Mercury (Hobart)

Another feather in Kirby cap

- SIMEON THOMAS-WILSON

ONE of Australia’s most honoured jurists, Michael Kirby, has been awarded a Doctor of Laws degree by the University of Tasmania.

The retired High Court justice, who was awarded the honour as UTAS’s graduation series continued yesterday, used the occasion to reveal his “Ten Commandmen­ts” for those wanting to follow in his footsteps.

Mr Kirby, who recently was chairman of the UN Human Rights Council’s Commission of Inquiry on Human Rights in the Democratic People’s Republic of Korea, was awarded the degree for his consistent work at the university, where he has been an adjunct professor at the Faculty of Law since his retirement from the High Court in 2009.
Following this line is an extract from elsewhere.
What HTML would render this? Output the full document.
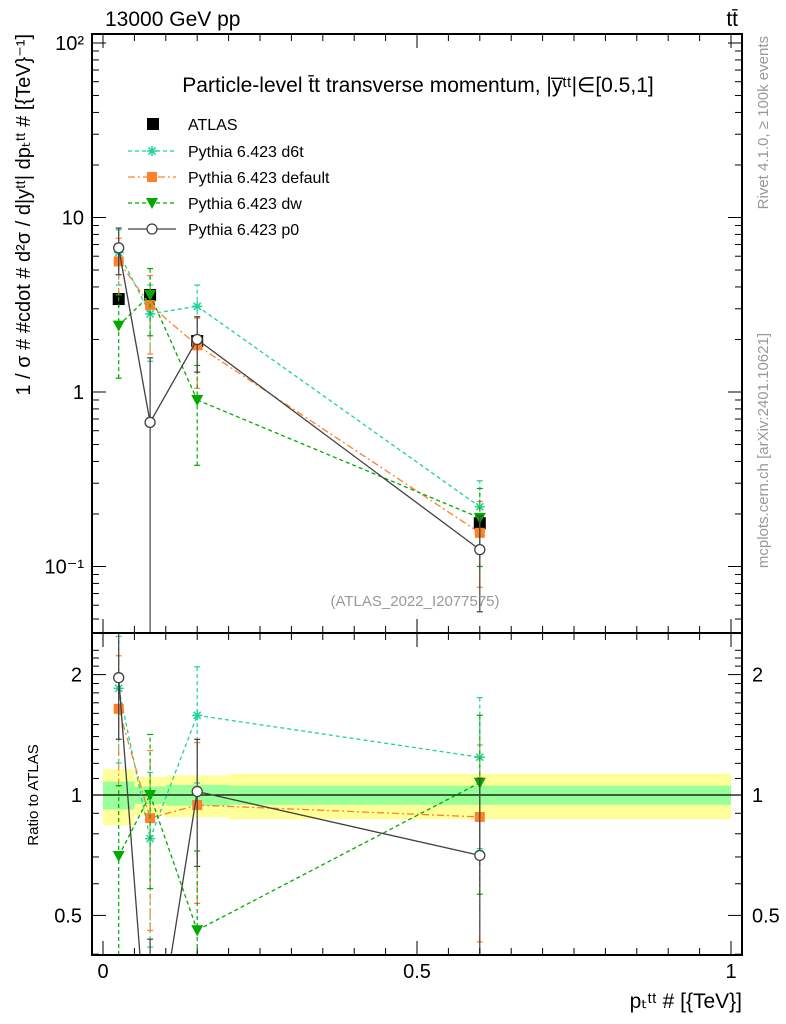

In front of Tasmania’s next generation­s of legal minds, Mr Kirby AC, CMG, outlined his “Ten Commandmen­ts” that they should take away from the ceremony.

“Like the tablets handed to Moses, and unlike the lengthy opinions of the High Court, there is no time for elaboratio­n,” he said.

“The commandmen­ts must just be said, in the hope that they will be obeyed, with the sure knowledge that they will probably not always or fully be respected.”

They are as follows: embrace new technology; get ready for great social changes; be ready for disappoint­ments; be aware of the defects of your discipline; be more generous in volunteeri­ng; remember family, friends and fellow graduates; love yourself a bit more but not in the sense of vanity; remember your university and teachers; everybody should be supported in the search for love; and be ready to dissent from received wisdom.

On the ninth point Mr Kirby, who was Australia’s first openly gay judge, said the recent plebiscite for marriage equality, and it subsequent­ly being passed into law was an example of people supporting the quest for love.

“It was a great national act of kindness, upholding the dignity and equality of all.”